Nous regardons sans cesse les créations que nous avons élaborées par le passé en nous demandant de quelle manière nous pouvons interpréter certains motifs ou certains gestes dans les nouvelles collections. Avec l'équipe, nous étudions de plus en plus nos propres archives plutôt que celles des autres marques pour voir comment nous pouvons aller de l'avant.
Diversité et objectifs
Votre maison de mode est connue pour habiller des femmes de pouvoir telles que Beyoncé, Kamala Harris et Michelle Obama. En quoi cela vous stimule ?
C'est un sentiment fort de savoir que des gens, peu importe qui ils sont, peuvent se retrouver dans notre travail. Que ce soit une candidate présidentielle qui porte notre collection principale ou une personnalité qui se présente à une élection locale vêtue de notre collaboration avec Target.
Je suis inspiré par les personnes qui ont quelque chose à dire.
La diversité dans la mode a fait l'objet de nombreuses conversations ces dernières années et le sujet des créateur-rice-s noir-e-s a été sur beaucoup de lèvres. Avez-vous le sentiment qu'iels sont aujourd'hui mieux compris-es et pris-es en compte ?
Non. Ce n'est pas le cas. C'est une conversation très importante à évoquer, car les gens aiment mettre les designers noirs ou afro-descendants dans une case. Il y a la case dans laquelle piocher durant le mois de l'histoire noire, durant les NAACP Awards, etc. Dès lors qu'il faut habiller une célébrité noire, on pense : "Mettons-la simplement dans un vêtement créé par un designer noir."

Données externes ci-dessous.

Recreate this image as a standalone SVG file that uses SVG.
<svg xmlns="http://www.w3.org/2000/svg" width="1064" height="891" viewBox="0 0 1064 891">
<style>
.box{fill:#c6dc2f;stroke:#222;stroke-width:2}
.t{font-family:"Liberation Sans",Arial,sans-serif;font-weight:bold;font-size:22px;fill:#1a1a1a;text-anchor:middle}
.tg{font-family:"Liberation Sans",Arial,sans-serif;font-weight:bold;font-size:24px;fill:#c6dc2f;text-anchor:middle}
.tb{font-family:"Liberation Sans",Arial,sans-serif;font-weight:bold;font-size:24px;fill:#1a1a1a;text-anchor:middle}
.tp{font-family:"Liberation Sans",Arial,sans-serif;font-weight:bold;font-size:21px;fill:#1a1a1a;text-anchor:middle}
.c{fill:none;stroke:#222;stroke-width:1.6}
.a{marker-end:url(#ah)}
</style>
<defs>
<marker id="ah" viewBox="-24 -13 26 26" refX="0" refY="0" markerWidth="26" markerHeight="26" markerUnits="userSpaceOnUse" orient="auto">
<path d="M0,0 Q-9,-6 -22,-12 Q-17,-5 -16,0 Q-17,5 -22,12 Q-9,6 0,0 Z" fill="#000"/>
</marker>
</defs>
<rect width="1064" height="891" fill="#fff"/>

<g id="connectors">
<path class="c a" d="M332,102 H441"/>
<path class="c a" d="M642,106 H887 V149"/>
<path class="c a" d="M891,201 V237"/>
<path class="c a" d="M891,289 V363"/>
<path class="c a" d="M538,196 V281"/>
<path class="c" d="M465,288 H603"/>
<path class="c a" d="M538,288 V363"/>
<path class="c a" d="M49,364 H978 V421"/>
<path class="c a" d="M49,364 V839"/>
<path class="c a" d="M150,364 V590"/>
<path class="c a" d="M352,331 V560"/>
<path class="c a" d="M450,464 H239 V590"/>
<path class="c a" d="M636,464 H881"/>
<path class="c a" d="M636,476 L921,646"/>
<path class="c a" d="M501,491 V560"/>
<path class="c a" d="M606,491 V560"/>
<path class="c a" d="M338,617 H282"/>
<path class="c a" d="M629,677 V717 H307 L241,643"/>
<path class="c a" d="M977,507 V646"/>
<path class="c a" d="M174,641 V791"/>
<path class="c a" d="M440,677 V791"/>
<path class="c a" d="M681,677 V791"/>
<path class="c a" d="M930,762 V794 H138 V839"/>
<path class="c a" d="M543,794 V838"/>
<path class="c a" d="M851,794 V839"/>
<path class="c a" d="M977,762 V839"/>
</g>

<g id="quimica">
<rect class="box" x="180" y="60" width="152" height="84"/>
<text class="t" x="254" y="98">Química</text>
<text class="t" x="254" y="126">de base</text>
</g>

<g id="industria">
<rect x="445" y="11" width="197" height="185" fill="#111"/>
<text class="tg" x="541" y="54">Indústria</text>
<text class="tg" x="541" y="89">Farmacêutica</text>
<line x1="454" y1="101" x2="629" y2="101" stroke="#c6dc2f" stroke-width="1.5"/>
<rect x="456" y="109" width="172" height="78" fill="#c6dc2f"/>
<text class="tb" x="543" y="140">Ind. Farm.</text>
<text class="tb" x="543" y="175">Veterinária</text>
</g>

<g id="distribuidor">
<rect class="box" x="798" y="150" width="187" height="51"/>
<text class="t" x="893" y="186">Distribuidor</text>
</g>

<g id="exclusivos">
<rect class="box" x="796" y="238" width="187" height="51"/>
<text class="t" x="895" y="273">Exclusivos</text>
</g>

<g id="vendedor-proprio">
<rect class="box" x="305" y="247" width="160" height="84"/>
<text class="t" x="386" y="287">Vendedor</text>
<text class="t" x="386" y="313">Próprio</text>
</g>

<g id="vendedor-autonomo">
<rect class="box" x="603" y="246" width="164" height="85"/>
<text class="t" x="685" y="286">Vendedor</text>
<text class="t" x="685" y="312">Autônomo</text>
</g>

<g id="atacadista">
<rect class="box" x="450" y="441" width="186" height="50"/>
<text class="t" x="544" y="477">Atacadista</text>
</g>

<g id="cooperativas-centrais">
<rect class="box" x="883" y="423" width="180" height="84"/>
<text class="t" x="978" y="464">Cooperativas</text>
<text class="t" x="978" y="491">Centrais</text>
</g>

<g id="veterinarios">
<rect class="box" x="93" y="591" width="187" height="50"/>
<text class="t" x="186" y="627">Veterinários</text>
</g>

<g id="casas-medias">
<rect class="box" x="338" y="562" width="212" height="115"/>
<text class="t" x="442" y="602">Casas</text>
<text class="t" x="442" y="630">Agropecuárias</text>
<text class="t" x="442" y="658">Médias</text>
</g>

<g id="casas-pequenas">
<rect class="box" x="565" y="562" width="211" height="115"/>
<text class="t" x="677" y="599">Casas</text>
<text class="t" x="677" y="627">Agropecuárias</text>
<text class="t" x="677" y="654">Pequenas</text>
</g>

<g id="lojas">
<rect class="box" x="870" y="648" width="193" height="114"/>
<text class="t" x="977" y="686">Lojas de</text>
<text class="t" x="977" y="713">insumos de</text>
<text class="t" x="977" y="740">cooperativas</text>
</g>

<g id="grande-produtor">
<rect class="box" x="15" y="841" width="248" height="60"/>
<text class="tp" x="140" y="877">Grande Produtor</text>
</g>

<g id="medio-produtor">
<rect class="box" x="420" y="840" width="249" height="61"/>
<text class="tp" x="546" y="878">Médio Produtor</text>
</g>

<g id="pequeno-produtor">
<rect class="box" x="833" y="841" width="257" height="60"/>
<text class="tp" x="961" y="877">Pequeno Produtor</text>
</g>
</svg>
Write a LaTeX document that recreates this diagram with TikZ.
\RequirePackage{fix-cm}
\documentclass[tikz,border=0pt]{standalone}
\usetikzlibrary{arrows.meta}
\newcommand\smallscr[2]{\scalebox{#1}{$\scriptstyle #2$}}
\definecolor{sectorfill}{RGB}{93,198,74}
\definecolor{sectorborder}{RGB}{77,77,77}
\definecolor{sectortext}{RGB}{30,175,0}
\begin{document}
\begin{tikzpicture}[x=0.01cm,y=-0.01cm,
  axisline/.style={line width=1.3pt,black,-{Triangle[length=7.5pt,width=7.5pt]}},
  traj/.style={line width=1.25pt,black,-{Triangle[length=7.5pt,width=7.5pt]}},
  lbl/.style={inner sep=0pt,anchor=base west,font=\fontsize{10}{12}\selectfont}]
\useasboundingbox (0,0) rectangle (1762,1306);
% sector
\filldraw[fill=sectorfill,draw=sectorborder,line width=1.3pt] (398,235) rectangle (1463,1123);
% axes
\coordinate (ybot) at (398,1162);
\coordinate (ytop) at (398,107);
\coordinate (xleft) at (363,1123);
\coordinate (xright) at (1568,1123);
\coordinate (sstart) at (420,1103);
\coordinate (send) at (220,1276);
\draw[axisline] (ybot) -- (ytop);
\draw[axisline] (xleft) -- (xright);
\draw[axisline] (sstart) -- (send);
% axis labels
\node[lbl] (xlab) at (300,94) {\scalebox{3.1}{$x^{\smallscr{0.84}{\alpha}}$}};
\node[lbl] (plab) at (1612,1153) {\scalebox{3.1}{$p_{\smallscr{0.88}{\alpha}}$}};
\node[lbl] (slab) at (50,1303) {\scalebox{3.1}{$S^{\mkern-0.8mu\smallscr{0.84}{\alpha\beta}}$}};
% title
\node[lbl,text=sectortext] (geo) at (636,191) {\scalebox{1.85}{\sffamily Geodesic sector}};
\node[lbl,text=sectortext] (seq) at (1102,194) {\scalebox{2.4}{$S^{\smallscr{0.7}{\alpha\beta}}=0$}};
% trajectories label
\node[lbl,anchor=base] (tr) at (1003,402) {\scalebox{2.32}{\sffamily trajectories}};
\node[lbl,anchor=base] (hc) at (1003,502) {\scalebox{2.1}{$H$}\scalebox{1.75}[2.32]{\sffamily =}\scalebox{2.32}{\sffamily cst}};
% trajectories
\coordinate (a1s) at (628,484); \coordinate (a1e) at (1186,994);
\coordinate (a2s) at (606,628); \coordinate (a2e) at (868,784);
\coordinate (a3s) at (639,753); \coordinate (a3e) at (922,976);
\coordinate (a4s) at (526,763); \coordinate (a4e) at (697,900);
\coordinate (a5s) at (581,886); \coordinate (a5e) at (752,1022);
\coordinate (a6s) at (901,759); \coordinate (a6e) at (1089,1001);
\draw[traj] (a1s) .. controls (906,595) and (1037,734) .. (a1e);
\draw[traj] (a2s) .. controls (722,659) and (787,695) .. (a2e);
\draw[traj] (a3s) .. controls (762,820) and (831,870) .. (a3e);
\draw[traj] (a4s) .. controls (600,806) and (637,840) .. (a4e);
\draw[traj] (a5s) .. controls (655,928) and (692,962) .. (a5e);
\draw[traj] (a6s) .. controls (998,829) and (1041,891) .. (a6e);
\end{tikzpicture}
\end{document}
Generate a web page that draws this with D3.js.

S'il y a bien une chose que nous avons essayé de faire depuis les débuts de Christopher John Rogers, c'est de laisser le travail parler pour lui-même.
Nous avons vraiment forcé les gens à voir les choses de notre point de vue, parce que cela nous donne un plus grand rôle à jouer. Vous savez, j'aimerais que l'industrie et les autorités en place donnent aux designers, peu importe leur background ou leur identité, un espace pour respirer et dire quelque chose à propos d'eux-mêmes. Pas nécessairement d'où ils viennent ou comment ils s'identifient.
J'ai toujours eu la chance que les gens trouvent mon travail impactant, et je veux que tous les autres puissent jouir de cela aussi.
Nous voulons étendre les catégories de produits que nous proposons et continuer à construire le monde de manière intentionnelle.
Souvent, quand vous en avez l'occasion, vous mentionnez les noms d'autres designers noirs dans vos interviews. Vous souvenez-vous d'un moment précis où un autre designer racisé vous a aidé à naviguer dans l'industrie ou vous a mis en lumière ?
Peut-être pas publiquement, mais j'ai eu beaucoup de conversations importantes en one-to-one avec des designers noirs. C'est agréable de vivre ces instants où vous pouvez vous féliciter l'un l'autre, ou partager des moments que vous seul pouvez comprendre.
C'est toujours bon de savoir qu'au moins à ce moment-là, il y a beaucoup de possibilités pour que nous puissions nous unir, en laissant de côté l'aspect compétitif.
Vous présentiez votre première collection pour Christopher John Rogers en 2018, ce qui signifie que le label est sur la voie de ses 10 ans. De quoi êtes-vous le plus fier jusqu'ici ?
Honnêtement, je suis très fier, d'être toujours être là et de continuer à imaginer des vêtements qui m'enthousiasment. Je me considère privilégié d'être dans la position de faire ce que je fais. C'est vraiment un rêve qui est devenu réalité, car c'est ce qui m'anime depuis l'âge de 10 ans.
De savoir que j'ai la liberté d'articuler mon rêve et de fédérer autour de la marque est particulièrement excitant. Cela signifie bien plus que de recevoir des awards. C'est ce qui me rend le plus heureux.
Quelle est la prochaine étape pour Christopher John Rogers ?
Je pense que l'année prochaine sera très intéressante pour nous. Nous voulons étendre les catégories de produits que nous proposons et continuer à construire le monde de manière intentionnelle.